Dehan spoke half to herself. “Too small to carry a man or a woman.”
I shrugged. “Assuming he was a full-sized human.”
She frowned at me, but before she could answer I pressed ‘play’ again. Loud screams erupted from the computer. What had triggered the screams was a sudden burst of red lasers, about six of them, that erupted from the belly of the craft toward the ground. Somebody expostulated, “Holy shit!”
Somebody else was shouting, “It’s an attack! Is it an attack? What the hell is going on? Is it an attack!”
The lasers stopped and then erupted again. The bursts were repeated a total of six times, then the craft began to move away, out over the East River. It was hard to be precise, but I figured it had gone three or four hundred yards when there was a white flash and it vanished.
There were more screams and shouts, the camera searched the sky, there were more voices saying, “It’s gone! It’s just gone, man!” And the film ended.
I sat back in my chair, staring at the blank screen, thinking. I said, absently, “You showed this to the feds?”
He was still peering out through the slats. “I contacted them and invited them to come and view it. They took it away, copied it, and returned it.”
“Did they comment on it?”
He smiled, let go of the slats and came to stand by the table. “They said it was clearly authentic, but it was impossible to see what it was.” He sighed noisily. “What is clear, I think you’ll agree, is that when it fires its lasers, it is right above where Danny’s body was found.”
I nodded. “Yes, that much is clear.”
He stared at m
e from under his eyebrows. It struck me that his was an angry, bitter face. It was a face, I thought, that had been robbed and now wanted revenge. He said, suddenly, “We are at war, Detective Stone, only we don’t know it. I don’t know if the government knows it, or if there are people in the Bureau or the CIA who know it. I hope so, but innocent people, like Danny, are being systematically abducted, mutilated, and killed, and as of today, we are defenseless against them.”

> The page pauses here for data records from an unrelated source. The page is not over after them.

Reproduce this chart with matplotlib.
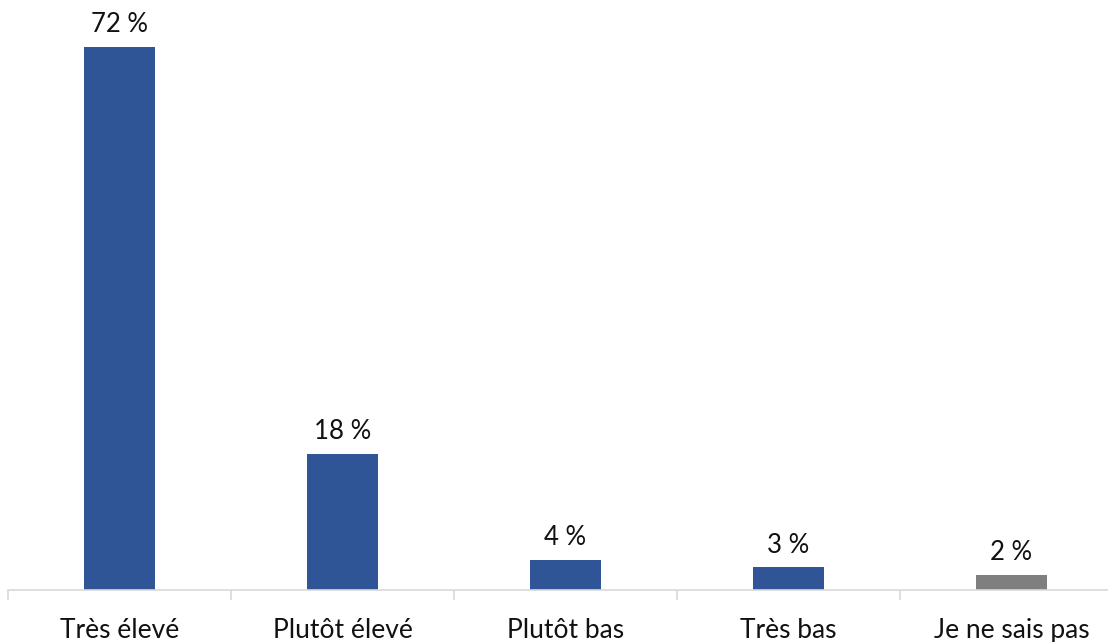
import matplotlib.pyplot as plt
import numpy as np

categories = ["Très élevé", "Plutôt élevé", "Plutôt bas", "Très bas", "Je ne sais pas"]
values = [72, 18, 4, 3, 2]
bar_colors = ["#2F5597", "#2F5597", "#2F5597", "#2F5597", "#7F7F7F"]

plt.rcParams["font.family"] = ["Lato", "DejaVu Sans"]

fig = plt.figure(figsize=(11.08, 6.42), dpi=100)
ax = fig.add_axes([8 / 1108, 52 / 642, 1115 / 1108, 590 / 642])

x = np.arange(len(categories))
bars = ax.bar(x, values, width=0.315, color=bar_colors)

for xi, v in zip(x, values):
    ax.annotate(f"{v} %", (xi, v), xytext=(0, 7), textcoords="offset points",
                ha="center", va="bottom", fontsize=18.5, color="#111111")

ax.set_xlim(-0.5, len(categories) - 0.5)
ax.set_ylim(0, 78.2)

for side in ["top", "right", "left"]:
    ax.spines[side].set_visible(False)
ax.spines["bottom"].set_color("#d9d9d9")
ax.spines["bottom"].set_linewidth(1.2)

ax.set_yticks([])
ax.set_xticks(x)
ax.set_xticklabels(categories, fontsize=19, color="#111111")
ax.tick_params(axis="x", which="major", length=0, pad=20)
ax.set_xticks(np.arange(-0.5, len(categories) + 0.5, 1), minor=True)
ax.tick_params(axis="x", which="minor", length=7, color="#d9d9d9", width=1.2)

fig.savefig("out.png", dpi=100)
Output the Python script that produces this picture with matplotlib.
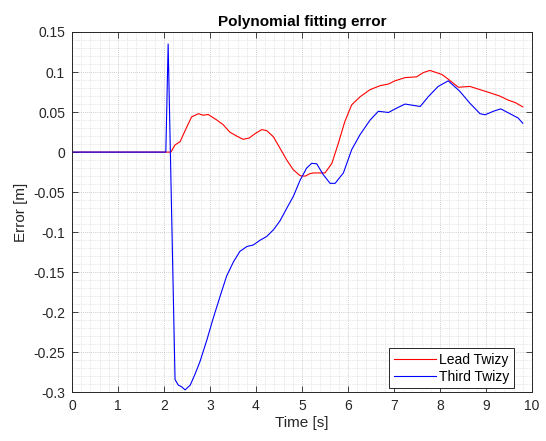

I sighed and stood. “That’s a lot of conclusions, Mr. Kirkpatrick. Maybe it’s like me and the Mob.” I gestured at the computer. “That is enough for you to know for sure that you are right in what you believe. But to prove it, in a court of law, or before a select committee, you need hard evidence. You need a weapon, fingerprints, DNA…” I shook my head. “What you have here is a compelling argument. But you do not have proof of anything, except that there were lights over Soundview Park the night Danny was found there.”
He studied my face a moment, then looked away. “I am a scientist, Detective Stone, I know about evidence and proof. I was not intending to prove anything to you. I was simply hoping to open your eyes to what is happening. I hope I have done that, if only a little.”
I held up the tape cassette. “Thank you for this. We’ll be in touch.”
Out in the corridor again, I saw Stuart and May Brown standing, holding paper cups of coffee and talking quietly to each other. I stared at Dehan a moment, thinking, then made my way toward them. She followed. Stuart looked up as we approached and half-grimaced, half-smiled. “Detectives, we didn’t expect to see you here. We were just debating whether to go home.”
I smiled blandly. “Subtle. No need, we are just leaving.”
He closed his eyes a moment. “I didn’t mean to be rude.”
“Don’t worry, we’re used to it. I just wanted to ask you something. I keep hearing about how devoted Danny was to the subject of UFOs…”
Stewart nodded. “It was his life. I have no doubt, if he had lived, he would have become one of the big names in the field. He had that kind of dedication.”